* **Goal**: Extract everything from the first line through the line with "import plotly.graph_objects as go", both ends included, except for any pictures.
____________________
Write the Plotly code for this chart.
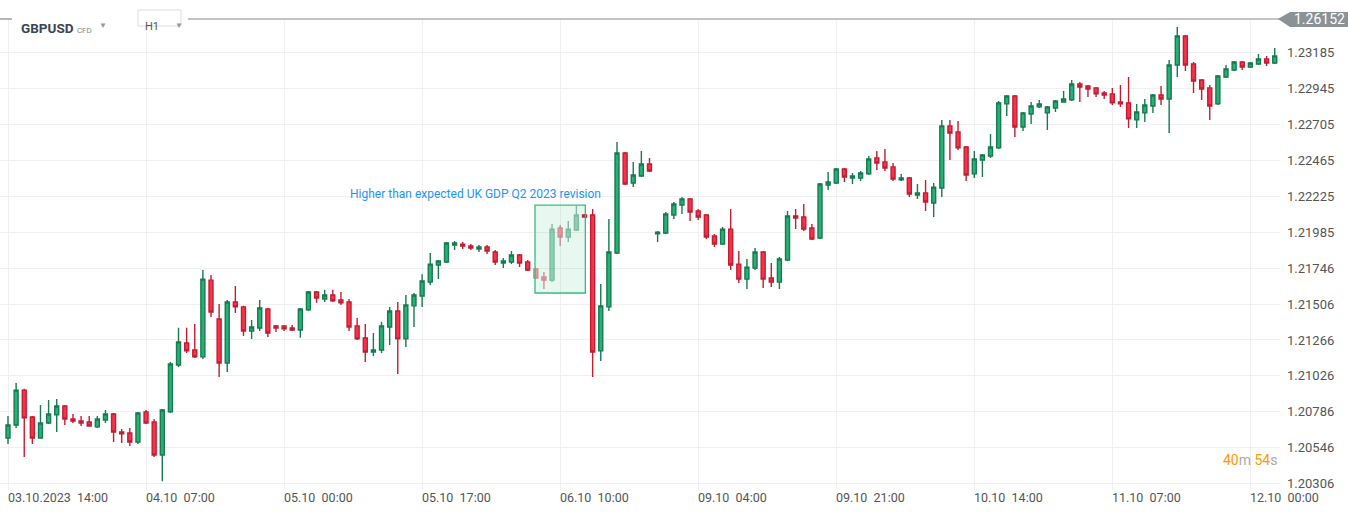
import plotly.graph_objects as go

opens = [1.20611,1.20698,1.20931,1.20751,1.20611,1.20711,1.20765,1.20825,1.20738,1.20724,
1.20718,1.20685,1.20731,1.20771,1.20651,1.20644,1.20584,1.20785,1.20718,1.20497,
1.20785,1.21099,1.21246,1.21199,1.21153,1.21666,1.21406,1.21112,1.21520,1.21487,
1.21326,1.21346,1.21473,1.21360,1.21360,1.21346,1.21333,1.21467,1.21587,1.21540,
1.21567,1.21534,1.21520,1.21360,1.21280,1.21186,1.21199,1.21353,1.21460,1.21273,
1.21494,1.21560,1.21653,1.21767,1.21787,1.21901,1.21907,1.21894,1.21874,1.21887,
1.21854,1.21780,1.21787,1.21834,1.21787,1.21740,1.21687,1.21666,1.22014,1.21954,
1.22001,1.22101,1.22101,1.21193,1.21487,1.21847,1.22516,1.22315,1.22362,1.22442,
1.21975,1.21981,1.22101,1.22168,1.22209,1.22128,1.22101,1.21961,1.21907,1.22007,
1.21773,1.21673,1.21747,1.21854,1.21680,1.21653,1.21800,1.22095,1.22088,1.22014,
1.21948,1.22302,1.22315,1.22409,1.22349,1.22349,1.22376,1.22483,1.22456,1.22423,
1.22336,1.22349,1.22235,1.22249,1.22182,1.22282,1.22697,1.22657,1.22556,1.22376,
1.22469,1.22496,1.22550,1.22844,1.22897,1.22690,1.22777,1.22824,1.22784,1.22817,
1.22857,1.22871,1.22977,1.22964,1.22951,1.22917,1.22911,1.22857,1.22851,1.22737,
1.22784,1.22830,1.22904,1.22877,1.23104,1.23298,1.23111,1.23004,1.22951,1.22844,
1.23024,1.23071,1.23124,1.23091,1.23111,1.23144,1.23118]
highs = [1.20758,1.20978,1.20940,1.20758,1.20832,1.20865,1.20872,1.20832,1.20771,1.20758,
1.20758,1.20758,1.20798,1.20778,1.20671,1.20678,1.20785,1.20798,1.20738,1.20805,
1.21119,1.21347,1.21347,1.21373,1.21733,1.21700,1.21507,1.21534,1.21626,1.21494,
1.21400,1.21534,1.21480,1.21366,1.21366,1.21366,1.21480,1.21594,1.21594,1.21601,
1.21601,1.21587,1.21540,1.21413,1.21373,1.21313,1.21387,1.21487,1.21520,1.21567,
1.21580,1.21706,1.21847,1.21800,1.21921,1.21928,1.21921,1.21907,1.21901,1.21901,
1.21867,1.21814,1.21860,1.21840,1.21800,1.21747,1.21720,1.22041,1.22034,1.22061,
1.22161,1.22108,1.22141,1.21640,1.22075,1.22590,1.22523,1.22456,1.22530,1.22483,
1.21994,1.22121,1.22188,1.22222,1.22215,1.22141,1.22108,1.21975,1.22021,1.22141,
1.21860,1.21807,1.21881,1.21860,1.21780,1.21820,1.22128,1.22141,1.22175,1.22041,
1.22315,1.22389,1.22416,1.22416,1.22382,1.22396,1.22496,1.22530,1.22543,1.22449,
1.22376,1.22355,1.22309,1.22336,1.22315,1.22737,1.22737,1.22730,1.22563,1.22530,
1.22510,1.22643,1.22864,1.22904,1.22904,1.22790,1.22857,1.22871,1.22830,1.22871,
1.22931,1.23004,1.22991,1.22971,1.22957,1.22931,1.22951,1.22971,1.23024,1.22844,
1.22877,1.22911,1.22964,1.23138,1.23359,1.23305,1.23124,1.23011,1.22971,1.23038,
1.23104,1.23131,1.23131,1.23124,1.23178,1.23165,1.23218]
lows = [1.20570,1.20678,1.20483,1.20570,1.20605,1.20704,1.20651,1.20698,1.20711,1.20691,
1.20685,1.20678,1.20711,1.20584,1.20577,1.20557,1.20570,1.20705,1.20483,1.20322,
1.20778,1.21085,1.21179,1.21146,1.21139,1.21420,1.21018,1.21052,1.21446,1.21293,
1.21273,1.21326,1.21286,1.21320,1.21326,1.21326,1.21280,1.21460,1.21514,1.21520,
1.21520,1.21500,1.21326,1.21266,1.21119,1.21159,1.21179,1.21233,1.21038,1.21219,
1.21353,1.21487,1.21633,1.21673,1.21780,1.21867,1.21874,1.21867,1.21854,1.21840,
1.21767,1.21747,1.21773,1.21753,1.21727,1.21673,1.21606,1.21653,1.21894,1.21921,
1.21994,1.22081,1.21018,1.21126,1.21460,1.21840,1.22302,1.22288,1.22355,1.22389,
1.21921,1.21975,1.22075,1.22108,1.22061,1.22068,1.21941,1.21887,1.21901,1.21733,
1.21646,1.21606,1.21733,1.21613,1.21620,1.21606,1.21794,1.22007,1.21994,1.21934,
1.21941,1.22268,1.22309,1.22322,1.22309,1.22329,1.22369,1.22402,1.22396,1.22329,
1.22329,1.22222,1.22209,1.22128,1.22088,1.22222,1.22469,1.22536,1.22329,1.22349,
1.22355,1.22483,1.22543,1.22764,1.22623,1.22663,1.22710,1.22817,1.22670,1.22790,
1.22851,1.22864,1.22857,1.22890,1.22890,1.22877,1.22837,1.22824,1.22683,1.22683,
1.22723,1.22784,1.22837,1.22650,1.23024,1.23064,1.22917,1.22871,1.22737,1.22837,
1.23017,1.23064,1.23071,1.23084,1.23104,1.23098,1.23111]
closes = [1.20698,1.20931,1.20745,1.20611,1.20711,1.20771,1.20825,1.20738,1.20724,1.20711,
1.20691,1.20738,1.20771,1.20651,1.20638,1.20584,1.20778,1.20711,1.20497,1.20798,
1.21105,1.21253,1.21193,1.21153,1.21673,1.21453,1.21112,1.21520,1.21487,1.21326,
1.21353,1.21480,1.21313,1.21346,1.21340,1.21333,1.21473,1.21587,1.21547,1.21567,
1.21527,1.21514,1.21353,1.21273,1.21186,1.21199,1.21360,1.21460,1.21273,1.21500,
1.21567,1.21660,1.21773,1.21794,1.21914,1.21914,1.21894,1.21881,1.21887,1.21860,
1.21787,1.21794,1.21834,1.21780,1.21733,1.21680,1.21666,1.22007,1.21954,1.22007,
1.22101,1.22088,1.21186,1.21494,1.21854,1.22516,1.22309,1.22369,1.22442,1.22396,
1.21987,1.22108,1.22175,1.22209,1.22121,1.22088,1.21954,1.21907,1.22007,1.21767,
1.21673,1.21753,1.21854,1.21673,1.21653,1.21807,1.22095,1.22081,1.22007,1.21941,
1.22309,1.22322,1.22409,1.22355,1.22362,1.22382,1.22476,1.22449,1.22416,1.22342,
1.22349,1.22242,1.22249,1.22188,1.22288,1.22697,1.22650,1.22550,1.22369,1.22476,
1.22503,1.22556,1.22851,1.22897,1.22690,1.22784,1.22830,1.22844,1.22824,1.22864,
1.22877,1.22977,1.22957,1.22944,1.22911,1.22904,1.22851,1.22844,1.22744,1.22790,
1.22837,1.22904,1.22877,1.23104,1.23298,1.23104,1.22997,1.22944,1.22830,1.23031,
1.23078,1.23124,1.23091,1.23118,1.23144,1.23118,1.23165]

x_tick_idx = [0, 17, 34, 51, 68, 85, 102, 119, 136, 153]
x_tick_labels = ["03.10.2023  14:00", "04.10  07:00", "05.10  00:00", "05.10  17:00",
                 "06.10  10:00", "09.10  04:00", "09.10  21:00", "10.10  14:00",
                 "11.10  07:00", "12.10  00:00"]
y_ticks = [1.20306,1.20546,1.20786,1.21026,1.21266,1.21506,1.21746,1.21985,
           1.22225,1.22465,1.22705,1.22945,1.23185]
event_idx = list(range(65, 71))
event_text = "Higher than expected UK GDP Q2 2023 revision"

n = len(opens)
idx = list(range(n))
def pick(arr, keep):
    return [v if keep(i) else None for i, v in enumerate(arr)]

GF, GL, RF, RL = "#26b276", "#177a50", "#f7334b", "#c21d33"
fig = go.Figure()
for keep, op in [(lambda i: i not in event_idx, 1.0), (lambda i: i in event_idx, 0.5)]:
    fig.add_trace(go.Candlestick(
        x=idx, open=pick(opens, keep), high=pick(highs, keep), low=pick(lows, keep),
        close=pick(closes, keep), opacity=op, whiskerwidth=0,
        increasing=dict(fillcolor=GF, line=dict(color=GL, width=1.4)),
        decreasing=dict(fillcolor=RF, line=dict(color=RL, width=1.4)),
        showlegend=False, hoverinfo="skip"))

fig.add_shape(type="rect", x0=event_idx[0]-0.1, x1=event_idx[-1]+1.1,
              y0=1.21580, y1=1.22168, fillcolor="rgba(38,178,118,0.1)",
              line=dict(color="#2fbf83", width=1.3), layer="above")
fig.add_annotation(x=event_idx[-1]+3.3, y=1.22242, text=event_text, showarrow=False,
                   xanchor="right", yanchor="middle",
                   font=dict(color="#2196f3", size=12, family="Roboto"))

for i, t in zip(x_tick_idx, x_tick_labels):
    fig.add_annotation(x=i, y=-0.015, yref="paper", text=t.replace(" ", "\u00a0"),
                       showarrow=False, xanchor="left", yanchor="middle", xshift=-2,
                       font=dict(color="#555", size=12.5, family="Roboto"))

W = 1280.0
def px(v): return v / W
def py(v): return (490 - v) / 470.0
fig.add_shape(type="line", xref="paper", yref="paper", x0=px(0), x1=px(12), y0=py(19), y1=py(19),
              line=dict(color="#888", width=1.2))
fig.add_shape(type="line", xref="paper", yref="paper", x0=px(188), x1=px(1290), y0=py(19), y1=py(19),
              line=dict(color="#888", width=1.2))
fig.add_shape(type="path", xref="paper", yref="paper",
              path=f"M {px(1278)} {py(19)} L {px(1290)} {py(12)} L {px(1348)} {py(12)} L {px(1348)} {py(27)} L {px(1290)} {py(27)} Z",
              fillcolor="#8a9296", line=dict(width=0))
fig.add_annotation(xref="paper", yref="paper", x=px(1292), y=py(19), text="1.26152", showarrow=False,
                   xanchor="left", yanchor="middle", font=dict(color="white", size=14, family="Roboto"))
fig.add_shape(type="rect", xref="paper", yref="paper", x0=px(138), x1=px(181), y0=py(10), y1=py(26),
              fillcolor="white", line=dict(color="#ddd", width=1))
fig.add_annotation(xref="paper", yref="paper", x=px(143), y=py(18), text="H1", showarrow=False,
                   xanchor="left", font=dict(color="#555", size=11, family="Roboto"))
fig.add_annotation(xref="paper", yref="paper", x=px(173), y=py(17), text="▼", showarrow=False,
                   font=dict(color="#999", size=8))
fig.add_annotation(xref="paper", yref="paper", x=px(19), y=py(18), showarrow=False, xanchor="left",
                   text="<b>GBPUSD</b> <span style='font-size:8px;color:#888'>CFD</span>",
                   font=dict(color="#3a4654", size=13.5, family="Roboto"))
fig.add_annotation(xref="paper", yref="paper", x=px(97), y=py(17), text="▼", showarrow=False,
                   font=dict(color="#999", size=8))
fig.add_annotation(xref="paper", yref="paper", x=px(1279), y=py(470), showarrow=False, xanchor="right",
                   text="<span style='color:#ff9800'>40</span>m <span style='color:#ff9800'>54</span>s",
                   font=dict(color="#aaa", size=14, family="Roboto"))

fig.update_layout(
    width=1348, height=515, margin=dict(l=0, r=68, t=20, b=25),
    paper_bgcolor="white", plot_bgcolor="white",
    xaxis=dict(range=[-0.985, 156.65], tickvals=x_tick_idx, showticklabels=False,
               showgrid=True, gridcolor="#f0f0f0", zeroline=False, rangeslider=dict(visible=False),
               fixedrange=True),
    yaxis=dict(range=[1.20263, 1.23405], side="right", tickvals=y_ticks,
               ticktext=[f"{v:.5f}" for v in y_ticks], showgrid=True, gridcolor="#f0f0f0",
               zeroline=False, ticks="", tickfont=dict(color="#555", size=13, family="Roboto"),
               ticklabelstandoff=6),
)
fig.write_html("out.html", config={"displayModeBar": False},
               post_script="document.body.style.margin='0';document.body.style.overflow='hidden';")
____________________
* **The solution**:
Write the Plotly code for this chart.
import plotly.graph_objects as go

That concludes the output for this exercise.